### Objective
Every line of the listing must be reproduced as it stands. Leave the images behind.

### Collected data
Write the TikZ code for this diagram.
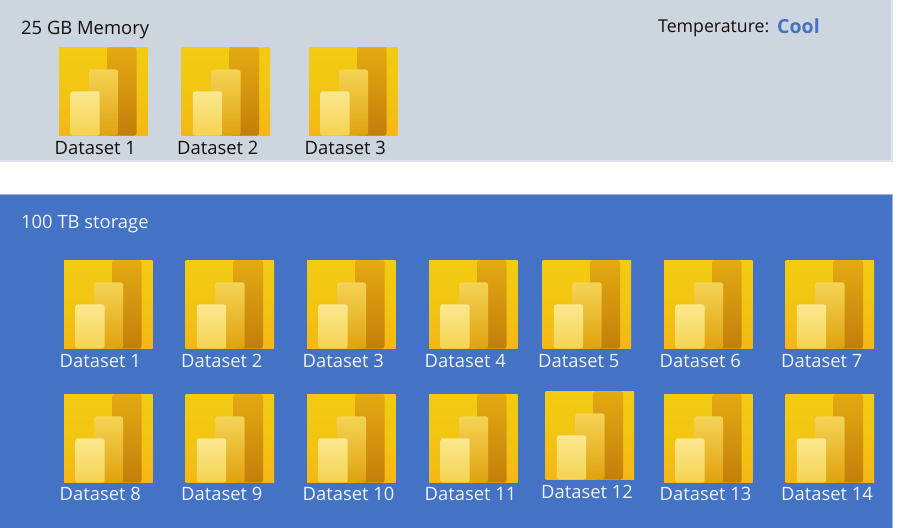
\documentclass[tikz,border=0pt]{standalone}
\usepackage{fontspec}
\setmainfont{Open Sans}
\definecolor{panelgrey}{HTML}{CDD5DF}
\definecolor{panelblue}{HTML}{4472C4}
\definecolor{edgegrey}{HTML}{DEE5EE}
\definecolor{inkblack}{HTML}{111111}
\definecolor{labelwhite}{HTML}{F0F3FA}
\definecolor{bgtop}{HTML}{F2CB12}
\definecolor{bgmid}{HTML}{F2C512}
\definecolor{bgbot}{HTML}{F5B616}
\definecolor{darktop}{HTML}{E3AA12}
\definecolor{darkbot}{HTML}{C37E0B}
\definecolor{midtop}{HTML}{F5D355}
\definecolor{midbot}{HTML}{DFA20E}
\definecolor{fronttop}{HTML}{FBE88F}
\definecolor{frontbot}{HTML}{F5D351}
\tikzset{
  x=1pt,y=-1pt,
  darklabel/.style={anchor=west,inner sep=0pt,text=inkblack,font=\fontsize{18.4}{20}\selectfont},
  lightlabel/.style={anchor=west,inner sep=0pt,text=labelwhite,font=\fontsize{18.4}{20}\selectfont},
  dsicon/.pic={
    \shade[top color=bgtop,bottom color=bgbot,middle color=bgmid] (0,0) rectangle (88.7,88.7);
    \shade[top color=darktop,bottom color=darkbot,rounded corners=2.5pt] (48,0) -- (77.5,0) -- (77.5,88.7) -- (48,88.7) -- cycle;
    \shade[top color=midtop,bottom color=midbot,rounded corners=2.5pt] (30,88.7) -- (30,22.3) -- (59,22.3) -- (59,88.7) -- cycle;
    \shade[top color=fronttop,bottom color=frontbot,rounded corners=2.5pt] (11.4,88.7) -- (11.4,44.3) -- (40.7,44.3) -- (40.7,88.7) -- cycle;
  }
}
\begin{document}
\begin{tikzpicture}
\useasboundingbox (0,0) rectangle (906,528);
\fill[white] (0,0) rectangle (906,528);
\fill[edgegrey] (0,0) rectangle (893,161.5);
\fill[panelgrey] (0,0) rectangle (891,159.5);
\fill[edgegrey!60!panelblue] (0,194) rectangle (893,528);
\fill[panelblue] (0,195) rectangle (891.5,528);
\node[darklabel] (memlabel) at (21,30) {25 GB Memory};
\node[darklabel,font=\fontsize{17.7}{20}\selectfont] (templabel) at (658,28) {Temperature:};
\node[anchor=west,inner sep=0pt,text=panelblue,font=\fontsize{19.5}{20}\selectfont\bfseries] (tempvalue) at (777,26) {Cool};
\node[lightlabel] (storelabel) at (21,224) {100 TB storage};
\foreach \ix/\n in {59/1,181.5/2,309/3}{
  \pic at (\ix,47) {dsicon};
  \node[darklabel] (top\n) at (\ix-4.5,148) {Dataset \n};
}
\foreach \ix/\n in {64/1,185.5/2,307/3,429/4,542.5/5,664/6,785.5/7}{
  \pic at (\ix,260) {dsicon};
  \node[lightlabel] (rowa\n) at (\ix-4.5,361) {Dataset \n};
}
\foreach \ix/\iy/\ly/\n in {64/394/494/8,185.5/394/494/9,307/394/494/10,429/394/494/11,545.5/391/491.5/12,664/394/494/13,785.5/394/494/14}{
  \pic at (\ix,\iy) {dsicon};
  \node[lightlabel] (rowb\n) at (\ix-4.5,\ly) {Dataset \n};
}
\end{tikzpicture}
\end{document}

### Exercise response
Write the TikZ code for this diagram.
\documentclass[tikz,border=0pt]{standalone}
\usepackage{fontspec}
\setmainfont{Open Sans}
\definecolor{panelgrey}{HTML}{CDD5DF}
\definecolor{panelblue}{HTML}{4472C4}
\definecolor{edgegrey}{HTML}{DEE5EE}
\definecolor{inkblack}{HTML}{111111}
\definecolor{labelwhite}{HTML}{F0F3FA}
\definecolor{bgtop}{HTML}{F2CB12}
\definecolor{bgmid}{HTML}{F2C512}
\definecolor{bgbot}{HTML}{F5B616}
\definecolor{darktop}{HTML}{E3AA12}
\definecolor{darkbot}{HTML}{C37E0B}
\definecolor{midtop}{HTML}{F5D355}
\definecolor{midbot}{HTML}{DFA20E}
\definecolor{fronttop}{HTML}{FBE88F}
\definecolor{frontbot}{HTML}{F5D351}
\tikzset{
  x=1pt,y=-1pt,
  darklabel/.style={anchor=west,inner sep=0pt,text=inkblack,font=\fontsize{18.4}{20}\selectfont},
  lightlabel/.style={anchor=west,inner sep=0pt,text=labelwhite,font=\fontsize{18.4}{20}\selectfont},
  dsicon/.pic={
    \shade[top color=bgtop,bottom color=bgbot,middle color=bgmid] (0,0) rectangle (88.7,88.7);
    \shade[top color=darktop,bottom color=darkbot,rounded corners=2.5pt] (48,0) -- (77.5,0) -- (77.5,88.7) -- (48,88.7) -- cycle;
    \shade[top color=midtop,bottom color=midbot,rounded corners=2.5pt] (30,88.7) -- (30,22.3) -- (59,22.3) -- (59,88.7) -- cycle;
    \shade[top color=fronttop,bottom color=frontbot,rounded corners=2.5pt] (11.4,88.7) -- (11.4,44.3) -- (40.7,44.3) -- (40.7,88.7) -- cycle;
  }
}
\begin{document}
\begin{tikzpicture}
\useasboundingbox (0,0) rectangle (906,528);
\fill[white] (0,0) rectangle (906,528);
\fill[edgegrey] (0,0) rectangle (893,161.5);
\fill[panelgrey] (0,0) rectangle (891,159.5);
\fill[edgegrey!60!panelblue] (0,194) rectangle (893,528);
\fill[panelblue] (0,195) rectangle (891.5,528);
\node[darklabel] (memlabel) at (21,30) {25 GB Memory};
\node[darklabel,font=\fontsize{17.7}{20}\selectfont] (templabel) at (658,28) {Temperature:};
\node[anchor=west,inner sep=0pt,text=panelblue,font=\fontsize{19.5}{20}\selectfont\bfseries] (tempvalue) at (777,26) {Cool};
\node[lightlabel] (storelabel) at (21,224) {100 TB storage};
\foreach \ix/\n in {59/1,181.5/2,309/3}{
  \pic at (\ix,47) {dsicon};
  \node[darklabel] (top\n) at (\ix-4.5,148) {Dataset \n};
}
\foreach \ix/\n in {64/1,185.5/2,307/3,429/4,542.5/5,664/6,785.5/7}{
  \pic at (\ix,260) {dsicon};
  \node[lightlabel] (rowa\n) at (\ix-4.5,361) {Dataset \n};
}
\foreach \ix/\iy/\ly/\n in {64/394/494/8,185.5/394/494/9,307/394/494/10,429/394/494/11,545.5/391/491.5/12,664/394/494/13,785.5/394/494/14}{
  \pic at (\ix,\iy) {dsicon};
  \node[lightlabel] (rowb\n) at (\ix-4.5,\ly) {Dataset \n};
}
\end{tikzpicture}
\end{document}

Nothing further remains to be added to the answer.